Weekly Market Recap

NIFTY which has been in the 300 points range for about two months spent one more week in that range, but this week warning appeared as NIFTY second time penetrated below that range though it recovered quickly from the low to conclude the week in the same range as we can see in the chart below.

In the week gone by the benchmark SENSEX closed down by 388 points, or .73% at 52586, similarly, NIFTY lost 93 points, or .59% to close at 15763.while BANKNIFTY led the decline and lost 1.28%.  

Current Outlook

The emerging dominant feature on the chart is making a lower low (penetrated below the lower end of the range) and lower high as enunciated by the blue downward sloping line. Though NIFTY still appears to be in rectangular range, but subtle observation suggests that in last two-week NIFTY is dispositioned downward despite being in range. The same configuration is being supported by the technical indicators in the lower panel of the chart. Both RSI and MACD are the momentum indicators, and they are sloping downward suggest gradually momentum is shifting downward.

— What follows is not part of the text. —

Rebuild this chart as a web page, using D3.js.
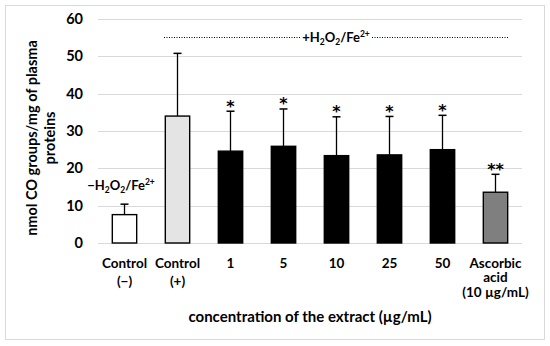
<!DOCTYPE html>
<html>
<head>
<meta charset="utf-8">
<script src="https://cdn.jsdelivr.net/npm/d3@7"></script>
<style>
  body { margin: 0; background: #fff; }
  svg text { font-family: Lato, "Open Sans", sans-serif; font-weight: bold; fill: #000; }
</style>
</head>
<body>
<svg width="550" height="346"></svg>
<script>
// data
const categories = ["c-", "c+", "1", "5", "10", "25", "50", "aa"];
const tickLabels = [["Control", "(\u2212)"], ["Control", "(+)"], ["1"], ["5"], ["10"], ["25"], ["50"], ["Ascorbic", "acid", "(10 \u00b5g/mL)"]];
const means = [7.6, 34.0, 24.6, 25.9, 23.4, 23.6, 25.0, 13.6];
const errors = [2.8, 16.8, 10.7, 10.0, 10.4, 10.3, 9.2, 4.8];
const stars = ["", "", "*", "*", "*", "*", "*", "**"];
const fills = ["#ffffff", "#e4e4e4", "#000000", "#000000", "#000000", "#000000", "#000000", "#7f7f7f"];
const yTicks = [0, 10, 20, 30, 40, 50, 60];

const svg = d3.select("svg");

//Outer frame
svg.append("rect")
    .attr("x", 5.5).attr("y", 5.5)
    .attr("width", 539).attr("height", 334)
    .attr("fill", "none")
    .attr("stroke", "#d9d9d9");

const plotLeft = 98, plotRight = 522, plotTop = 19, plotBottom = 243;

const x = d3.scaleBand()
    .domain(categories)
    .range([plotLeft, plotRight])
    .paddingInner(0.54)
    .paddingOuter(0.27);

const y = d3.scaleLinear()
    .domain([0, 60])
    .range([plotBottom, plotTop]);

//Gridlines
svg.append("g")
    .selectAll("line")
    .data(yTicks)
    .enter()
    .append("line")
    .attr("x1", plotLeft).attr("x2", plotRight)
    .attr("y1", d => Math.round(y(d)) + 0.5)
    .attr("y2", d => Math.round(y(d)) + 0.5)
    .attr("stroke", "#d9d9d9")
    .attr("stroke-width", 1);

//Y axis labels
const yAxis = svg.append("g")
    .attr("transform", `translate(${plotLeft - 15}, 0)`)
    .call(d3.axisLeft(y).tickValues(yTicks).tickSize(0).tickPadding(0));
yAxis.select(".domain").remove();
yAxis.selectAll("text")
    .attr("font-size", "14.5px");

//Error bars
const cx = d => x(d) + x.bandwidth() / 2;
svg.append("g")
    .selectAll("line")
    .data(categories)
    .enter()
    .append("line")
    .attr("x1", cx).attr("x2", cx)
    .attr("y1", (d, i) => y(means[i]))
    .attr("y2", (d, i) => y(means[i] + errors[i]))
    .attr("stroke", "#000")
    .attr("stroke-width", 1.3);

svg.append("g")
    .selectAll("line")
    .data(categories)
    .enter()
    .append("line")
    .attr("x1", d => cx(d) - 4).attr("x2", d => cx(d) + 4)
    .attr("y1", (d, i) => y(means[i] + errors[i]))
    .attr("y2", (d, i) => y(means[i] + errors[i]))
    .attr("stroke", "#000")
    .attr("stroke-width", 1.5);

//Bars
svg.append("g")
    .selectAll("rect")
    .data(categories)
    .enter()
    .append("rect")
    .attr("x", d => x(d))
    .attr("y", (d, i) => y(means[i]))
    .attr("width", x.bandwidth())
    .attr("height", (d, i) => y(0) - y(means[i]))
    .attr("fill", (d, i) => fills[i])
    .attr("stroke", "#000")
    .attr("stroke-width", 1.4);

//Significance stars
svg.append("g")
    .selectAll("text")
    .data(categories)
    .enter()
    .append("text")
    .attr("x", cx)
    .attr("y", (d, i) => y(means[i] + errors[i]) + 0.5)
    .attr("text-anchor", "middle")
    .style("font-family", "'DejaVu Sans', sans-serif")
    .attr("font-size", "16px")
    .text((d, i) => stars[i]);

//X tick labels
const xl = svg.append("g")
    .selectAll("text")
    .data(categories)
    .enter()
    .append("text")
    .attr("x", cx)
    .attr("y", 267.5)
    .attr("text-anchor", "middle")
    .attr("font-size", "13.5px");
xl.selectAll("tspan")
    .data((d, i) => tickLabels[i].map(t => ({t: t, n: tickLabels[i].length})))
    .enter()
    .append("tspan")
    .attr("x", function() { return d3.select(this.parentNode).attr("x"); })
    .attr("dy", (d, i) => i === 0 ? 0 : (d.n > 2 ? 14.7 : 18))
    .text(d => d.t);

//X axis title
svg.append("text")
    .attr("x", 310)
    .attr("y", 322)
    .attr("text-anchor", "middle")
    .attr("font-size", "15px")
    .text("concentration of the extract (\u00b5g/mL)");

//Y axis title
svg.append("text")
    .attr("transform", "translate(37, 138) rotate(-90)")
    .attr("text-anchor", "middle")
    .attr("font-size", "14.5px")
    .text("nmol CO groups/mg of plasma");
svg.append("text")
    .attr("transform", "translate(55, 138) rotate(-90)")
    .attr("text-anchor", "middle")
    .attr("font-size", "14.5px")
    .text("proteins");

//Treatment annotations
function h2o2(sel, sign) {
    sel.append("tspan").text(sign + "H");
    sel.append("tspan").attr("font-size", "8.5px").attr("dy", 3).text("2");
    sel.append("tspan").attr("dy", -3).text("O");
    sel.append("tspan").attr("font-size", "8.5px").attr("dy", 3).text("2");
    sel.append("tspan").attr("dy", -3).text("/Fe");
    sel.append("tspan").attr("font-size", "8.5px").attr("dy", -5).text("2+");
}

const plus = svg.append("text")
    .attr("x", 336)
    .attr("y", 41.5)
    .attr("text-anchor", "middle")
    .attr("font-size", "13px");
h2o2(plus, "+");

svg.append("g")
    .selectAll("line")
    .data([[164, 300], [372, 508]])
    .enter()
    .append("line")
    .attr("x1", d => d[0]).attr("x2", d => d[1])
    .attr("y1", 37.5).attr("y2", 37.5)
    .attr("stroke", "#000")
    .attr("stroke-width", 1)
    .attr("stroke-dasharray", "1,1.5");

const minus = svg.append("text")
    .attr("x", 121)
    .attr("y", 190)
    .attr("text-anchor", "middle")
    .attr("font-size", "13px");
h2o2(minus, "\u2212");
</script>
</body>
</html>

Furthermore, I have been observing that since past few weeks, whenever market opens higher market breadth or participation appears strong, but it turns down week at the time of closing. It is quite precarious as technically closing is more important than opening, and current scenario is not favouring the bulls.

Most importantly, the above said configuration is more evident on the chart of BANKNIFTY below where formation of lower high and lower low is quite apparent. Provided the weightage of financial stocks they can weigh down the overall market.

Technology, left to be the only strongest sector at present, but it appears quite vulnerable to me post parabolic up move. Sooner or later, parabolic advance tends to resolve with sharp correction. History says, parabolic advances may correct at least up to 60%, or in some cases 100%. Though they have been delivering a descent set of earnings but it never last forever. Suddenly Investors would realise, they are paying too much for the stock price as compared to real growth of the business. This has always been the case. That’s because human nature and emotions, and thus responses to the stock market’s movements throughout history, have largely remined intact. They are timeless. That’s why the same types of chart patterns that manifest themselves today will occur moving forward also exited years ago. Hence, outlook seems to be precarious.

Conclusion

There is a possibility that bulls resurgent again and flip the above-mentioned setup. However, unless that happen, I think bears would prevail and gradually will take the charge as current range bound conditions signalling the occurrence of distribution. Once the distribution is complete the markdown phase will start. Hence, stay cautious and be patient.